The Occupy Movement has taken on a certain ampleur around the United States and in a few European countries such as Greece, Italy, and Spain where there have been mass demonstrations. That hasn’t happened in France though. Different magazines and newspapers here have asked the question of why it is so feeble in France and have given different responses or theories.
At most there have only been a couple of thousand or a few hundred occupiers. These small numbers have made an intelligent change of plans. Before, they protested in traditional central Parisian sites, like the Place de la Bastille in the eastern part of Paris. Now they have moved their attempts to a more symbolic as well as real site: the business and financial district just to the west of Paris called La Défense. Many multi-national companies have offices there in tower blocks. The center of it is a large esplanade of concrete which is amenable to an occupation. If they wanted, they could also occupy the subterranean area which is a hub of subway, bus, and train traffic.
It all depends on their tactics and numbers. Their first attempt by a few hundred people at the Place de la Bastille resulted in 80 arrests. 11 were just tried and acquitted of vandalizing a police vehicle. They also tried to occupy the space around the former stock market, known as La Bourse. The next time they went to La Défense. The police quickly intervened and you can see the results here:
It’s a video, so you don’t have to understand French, there’s not much commentary. As I mentioned above, if they become more radical, they might literally go to the underground, transport that is. Another site that gives information, in French or in German, is the television channel ARTE. But as we all know, every picture tells a story, so you can get an idea of the movement in various countries.
As I am writing this, there has been another attempt at occupying La Défense, but once again the police acted quickly to remove the protesters. Once again, the numbers were small. Apparently occupiers are considering going to the largest street in Paris, Les Champs-Elysées. There are very large wide sidewalks on either side for installation, so it doesn’t necessarily mean blocking traffic.
Two important reasons the press gives for the lack of mobilization is one of course the police repression. That can only be countered by having much greater numbers as the tens of thousands in Greece or Spain for example. Another reason is that students who have spent years in the university, or even trades schools, and got their diplomas can still find jobs, which is not the case in the countries with mass demonstrations.

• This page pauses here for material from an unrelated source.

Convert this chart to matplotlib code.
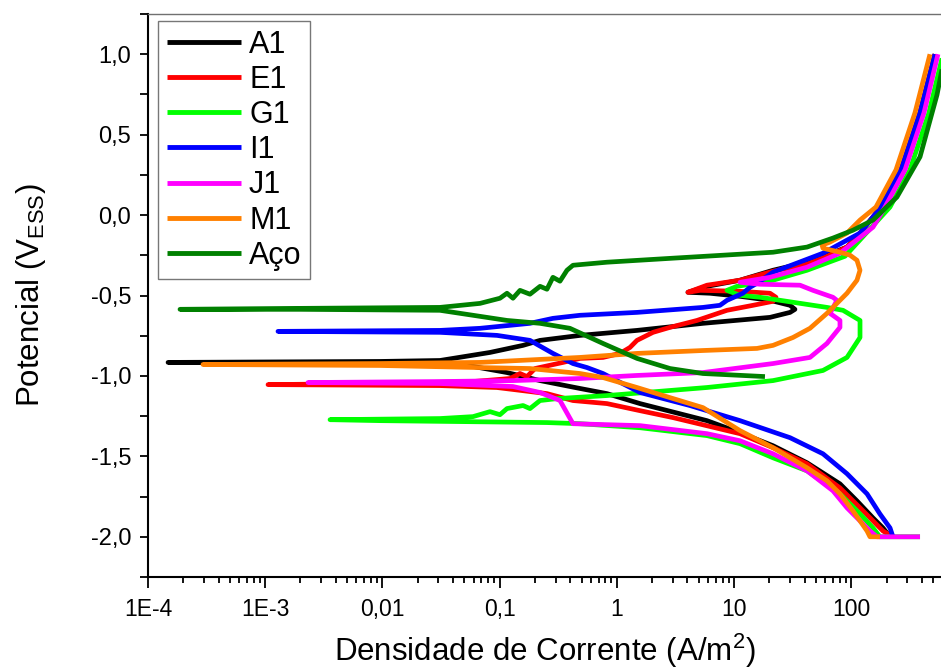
import numpy as np
import matplotlib
matplotlib.use('Agg')
import matplotlib.pyplot as plt
from matplotlib.ticker import FixedLocator, FixedFormatter, NullFormatter

plt.rcParams['font.family'] = ['Liberation Sans', 'DejaVu Sans']
plt.rcParams['mathtext.fontset'] = 'custom'
plt.rcParams['mathtext.rm'] = 'Liberation Sans'
plt.rcParams['mathtext.it'] = 'Liberation Sans:italic'

labels = ['A1', 'E1', 'G1', 'I1', 'J1', 'M1', 'Aço']
colors = ['#000000', '#FF0000', '#00FF00', '#0000FF', '#FF00FF', '#FF8000', '#008000']

# log10 of current density (A/m^2) and potential (V_ESS) for each sample
A1_logi = [2.331, 2.271, 2.186, 2.049, 1.904, 1.623, 1.333, 1.051, 0.769, 0.198, -0.084, -0.314,
           -0.655, -0.937, -1.227, -2.021, -3.829,
           -2.021, -1.509, -1.082, -0.800, -0.655, -0.314, 0.172, 0.735, 1.307, 1.478, 1.520, 1.478,
           1.307, 1.051, 0.795, 0.607, 0.769, 1.051, 1.333, 1.623, 1.793, 1.964, 2.075, 2.254,
           2.425, 2.587, 2.715]
A1_E = [-2.00, -1.945, -1.883, -1.777, -1.671, -1.540, -1.434, -1.353, -1.278, -1.172, -1.110, -1.078,
        -1.029, -0.979, -0.941, -0.923, -0.916,
        -0.910, -0.904, -0.854, -0.810, -0.779, -0.748, -0.717, -0.673, -0.636, -0.605, -0.586, -0.561,
        -0.530, -0.505, -0.486, -0.480, -0.443, -0.405, -0.343, -0.293, -0.249, -0.199, -0.112, 0.050,
        0.281, 0.636, 1.00]

E1_logi = [2.356, 2.271, 2.186, 2.075, 1.904, 1.623, 1.333, 1.051, 0.479, 0.198, -0.084, -0.374,
           -0.596, -1.022, -1.509, -2.976,
           -2.021, -1.227, -0.911, -0.826, -0.766, -0.698, -0.459, -0.314, -0.118, 0.027, 0.112, 0.172,
           0.309, 0.454, 0.684, 0.940, 1.162, 1.333, 1.358, 1.307, 1.051, 0.710, 0.607, 0.769, 1.051,
           1.333, 1.623, 1.793, 1.964, 2.075, 2.254, 2.425, 2.587, 2.715]
E1_E = [-2.00, -1.964, -1.901, -1.820, -1.696, -1.546, -1.446, -1.359, -1.259, -1.216, -1.172, -1.153,
        -1.110, -1.072, -1.060, -1.054,
        -1.047, -1.035, -1.016, -0.985, -1.004, -0.954, -0.916, -0.891, -0.885, -0.860, -0.823, -0.779,
        -0.729, -0.698, -0.655, -0.592, -0.561, -0.536, -0.511, -0.486, -0.474, -0.468, -0.480, -0.436,
        -0.405, -0.349, -0.305, -0.256, -0.199, -0.112, 0.050, 0.281, 0.636, 1.00]

G1_logi = [2.587, 2.245, 2.186, 2.075, 1.904, 1.623, 1.333, 1.051, 0.769, 0.198, -0.314, -0.596,
           -2.021, -2.447,
           -1.509, -1.227, -1.082, -0.997, -0.937, -0.800, -0.741, -0.655, -0.510, -0.084, 0.769, 1.333,
           1.759, 1.964, 2.075, 2.075, 1.930, 1.793, 1.503, 1.222, 1.051, 0.940, 1.025, 1.196, 1.333,
           1.623, 1.947, 2.331, 2.501, 2.663, 2.783]
G1_E = [-2.00, -2.00, -1.945, -1.858, -1.733, -1.590, -1.509, -1.421, -1.371, -1.322, -1.297, -1.290,
        -1.278, -1.272,
        -1.265, -1.253, -1.222, -1.241, -1.203, -1.184, -1.203, -1.153, -1.141, -1.122, -1.072, -1.029,
        -0.966, -0.885, -0.761, -0.655, -0.592, -0.574, -0.542, -0.511, -0.499, -0.468, -0.443, -0.424,
        -0.405, -0.343, -0.256, 0.050, 0.281, 0.636, 1.00]

I1_logi = [2.356, 2.331, 2.245, 2.135, 1.964, 1.759, 1.478, 1.051, 0.624, 0.198, -0.118, -0.254,
           -0.374, -0.545, -0.741, -1.022, -1.509, -2.891,
           -1.509, -1.167, -0.741, -0.545, -0.314, 0.172, 0.735, 0.880, 0.940, 1.076, 1.136, 1.196,
           1.333, 1.759, 2.075, 2.254, 2.425, 2.587, 2.715]
I1_E = [-2.00, -1.945, -1.858, -1.733, -1.608, -1.484, -1.384, -1.278, -1.184, -1.103, -0.985, -0.948,
        -0.923, -0.860, -0.779, -0.748, -0.729, -0.723,
        -0.717, -0.704, -0.673, -0.642, -0.623, -0.605, -0.574, -0.561, -0.530, -0.486, -0.449, -0.424,
        -0.355, -0.237, -0.112, 0.050, 0.281, 0.636, 1.00]

J1_logi = [2.587, 2.220, 2.160, 2.075, 1.964, 1.844, 1.623, 1.333, 1.051, 0.769, 0.198, -0.374,
           -0.485, -0.545, -0.655, -0.886, -1.509, -2.635,
           -1.509, -0.886, -0.314, 0.172, 0.735, 1.333, 1.648, 1.793, 1.904, 1.904, 1.819, 1.878,
           1.844, 1.674, 1.563, 1.222, 1.051, 1.307, 1.623, 1.904, 2.186, 2.288, 2.459, 2.621, 2.740]
J1_E = [-2.00, -2.00, -1.964, -1.901, -1.820, -1.714, -1.590, -1.484, -1.403, -1.359, -1.309, -1.297,
        -1.153, -1.135, -1.103, -1.066, -1.047, -1.041,
        -1.035, -1.029, -1.016, -0.997, -0.979, -0.923, -0.885, -0.798, -0.698, -0.655, -0.611, -0.530,
        -0.511, -0.468, -0.436, -0.430, -0.418, -0.387, -0.324, -0.237, -0.075, 0.050, 0.281, 0.636, 1.00]

M1_logi = [2.245, 2.160, 2.135, 2.075, 2.015, 1.904, 1.793, 1.623, 1.333, 1.051, 0.735, 0.454,
           0.172, -0.118, -0.314, -0.741, -1.167, -2.021, -3.531,
           -2.021, -1.167, -0.314, 0.172, 0.735, 1.196, 1.333, 1.503, 1.648, 1.793, 1.964, 2.049,
           2.075, 2.049, 1.989, 1.904, 1.759, 1.751, 1.819, 1.964, 2.075, 2.211, 2.382, 2.544, 2.672]
M1_E = [-2.00, -2.00, -1.964, -1.901, -1.839, -1.733, -1.652, -1.571, -1.446, -1.340, -1.197, -1.135,
        -1.072, -1.010, -0.985, -0.954, -0.948, -0.935, -0.929,
        -0.923, -0.916, -0.885, -0.860, -0.842, -0.829, -0.810, -0.761, -0.704, -0.611, -0.486, -0.405,
        -0.343, -0.281, -0.249, -0.231, -0.206, -0.187, -0.168, -0.112, -0.031, 0.050, 0.281, 0.636, 1.00]

Aco_logi = [1.264, 0.735, 0.454, 0.172, -0.118, -0.400, -0.655, -0.937, -1.227, -1.509, -2.703, -3.727,
            -2.703, -1.509, -1.167, -0.997, -0.937, -0.886, -0.826, -0.741, -0.655, -0.596, -0.545,
            -0.485, -0.425, -0.374, -0.084, 0.479, 1.333, 1.623, 1.844, 2.015, 2.186, 2.390, 2.587,
            2.732, 2.800]
Aco_E = [-1.004, -0.985, -0.954, -0.891, -0.798, -0.704, -0.673, -0.655, -0.623, -0.592, -0.586, -0.586,
         -0.580, -0.574, -0.549, -0.517, -0.486, -0.517, -0.468, -0.492, -0.443, -0.461, -0.387,
         -0.411, -0.343, -0.312, -0.293, -0.268, -0.231, -0.199, -0.143, -0.094, -0.031, 0.112, 0.362,
         0.748, 1.00]

series_logi = [A1_logi, E1_logi, G1_logi, I1_logi, J1_logi, M1_logi, Aco_logi]
series_E = [A1_E, E1_E, G1_E, I1_E, J1_E, M1_E, Aco_E]

x_major = [1e-4, 1e-3, 1e-2, 1e-1, 1, 10, 100]
x_major_labels = ['1E-4', '1E-3', '0,01', '0,1', '1', '10', '100']
y_major = [-2.0, -1.5, -1.0, -0.5, 0.0, 0.5, 1.0]
y_major_labels = ['-2,0', '-1,5', '-1,0', '-0,5', '0,0', '0,5', '1,0']

W, H = 941, 671
fig = plt.figure(figsize=(W / 100, H / 100), dpi=100)
ax = fig.add_axes([148 / W, (H - 577) / H, (W - 148) / W, (577 - 14) / H])

for lab, col, li, ee in zip(labels, colors, series_logi, series_E):
    ax.plot(10 ** np.array(li), ee, color=col, lw=3.4, label=lab,
            solid_joinstyle='round', solid_capstyle='butt')

ax.set_xscale('log')
ax.set_xlim(1e-4, 10 ** 2.766)
ax.set_ylim(-2.25, 1.25)

ax.xaxis.set_major_locator(FixedLocator(x_major))
ax.xaxis.set_major_formatter(FixedFormatter(x_major_labels))
x_minor = [k * 10.0 ** n for n in range(-4, 3) for k in range(2, 10)]
ax.xaxis.set_minor_locator(FixedLocator(x_minor))
ax.xaxis.set_minor_formatter(NullFormatter())

ax.yaxis.set_major_locator(FixedLocator(y_major))
ax.yaxis.set_major_formatter(FixedFormatter(y_major_labels))
ax.yaxis.set_minor_locator(FixedLocator([v + 0.25 for v in [-2.5] + y_major]))
ax.yaxis.set_minor_formatter(NullFormatter())

ax.tick_params(axis='both', which='both', direction='out', width=1.3, colors='black',
               top=False, right=False)
ax.tick_params(axis='x', which='major', length=8, labelsize=16.5, pad=7)
ax.tick_params(axis='x', which='minor', length=4)
ax.tick_params(axis='y', which='major', length=6, labelsize=17, pad=6)
ax.tick_params(axis='y', which='minor', length=6)

for s in ['left', 'bottom']:
    ax.spines[s].set_linewidth(1.5)
    ax.spines[s].set_color('black')
ax.spines['top'].set_color('#707070')
ax.spines['top'].set_linewidth(1.0)
ax.spines['right'].set_visible(False)

ax.set_xlabel('Densidade de Corrente (A/m$^2$)', fontsize=22.5, labelpad=8)
ax.set_ylabel('Potencial (V$_{\\mathrm{ESS}}$)', fontsize=22.5, labelpad=31)

leg = ax.legend(loc='upper left', bbox_to_anchor=(10 / 793, 1 - 7 / 563), borderaxespad=0,
                fontsize=22, frameon=True, fancybox=False, edgecolor='#555555',
                handlelength=2.45, handletextpad=0.25, labelspacing=0.17, borderpad=0.28)
leg.get_frame().set_linewidth(1.0)
for line in leg.get_lines():
    line.set_linewidth(3.5)

fig.savefig('out.png', dpi=100)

At last there has been criticism of the role of the financial notation agencies like Moody’s in noting governments. The European government in Brussels is investigating their methods and there is a proposal to stop the agencies from giving notes to countries in financial difficulties. Why should private companies with perhaps conflicts of interest be allowed to evaluate government finances?
In France, President Sarkozy is probably the worst economist in the country. In the early 90’s when he was Minister of the Budget, the French deficit and debt started to rise dramatically. Under the Socialist Prime Minister, Jospin, both were being reduced steadily. Then the right came back to power and in one year as Minister of the Economy, Sarkozy doubled the deficit left by Jospin. That amplified under Sarkozy’s presidency.
Stéphane Hessel, an author I have mentioned before, said in an interview, «It doesn’t mean to say that we live under a regime as bad as national socialism or even Vichy…We are not in the same situation. But if we have adversaries who are not as clear as Pétain, Laval, or Hitler were, these adversaries exist: it is necessary to know them, decode them and resist them with the same energy, even if these adversaries don’t have the same violence.»
Question, «Who are you thinking of?»
Answer, «Sakozy, the current government, current Europe. Because I think it means not only resisting what is going wrong in France, but also in Europe and in the world.»
People who defend Sarkozy and his government tell me it is because of the «conjuncture». However the war in Iraq had nothing to do with a conjucture, and the banking and financial crisis in 2008 had nothing to do with a conjuncture either. It was the result of years of the ideology of deregulation of the financial sector which allowed the financial companies to create and sell junk investment products that they knew were at least losers and even worthless. Why was the Lehman Brothers forced into bankruptcy but not Goldman-Sachs? Because since the Reagan years there has been a revolving door between the U.S. Tresory, White House cabinets, and Goldman-Sachs, whose men have had a certain influence on running the economy. They weren’t about to let their mentor go under.
This has arrived in Europe. The new head of the Central European Bank, Mario Draghi is ex-Goldman-Sachs, as is the new leader of the Italian government, Mario Monti. In Greece, Petros Christodoulou also an ex- has responsibility at the National Bank of Greece. Others who have had government or national banking responsibilities are now with Goldman-Sachs: Peter Sutherland(Ireland), Otmar Issing(Germany), Lord Griffiths(UK), Charles de Croisset’France). Marc Roche, a journalist at the respected newspaper «Le Monde» has written a book, «The Bank: How Goldman-Sachs Runs the World». He said, «All the people of Goldman-Sachs that I have encountered remain very attached to the bank.»
It is no longer the case that «the more things change, the more they remain the same», but «the more things change, the more they get worse».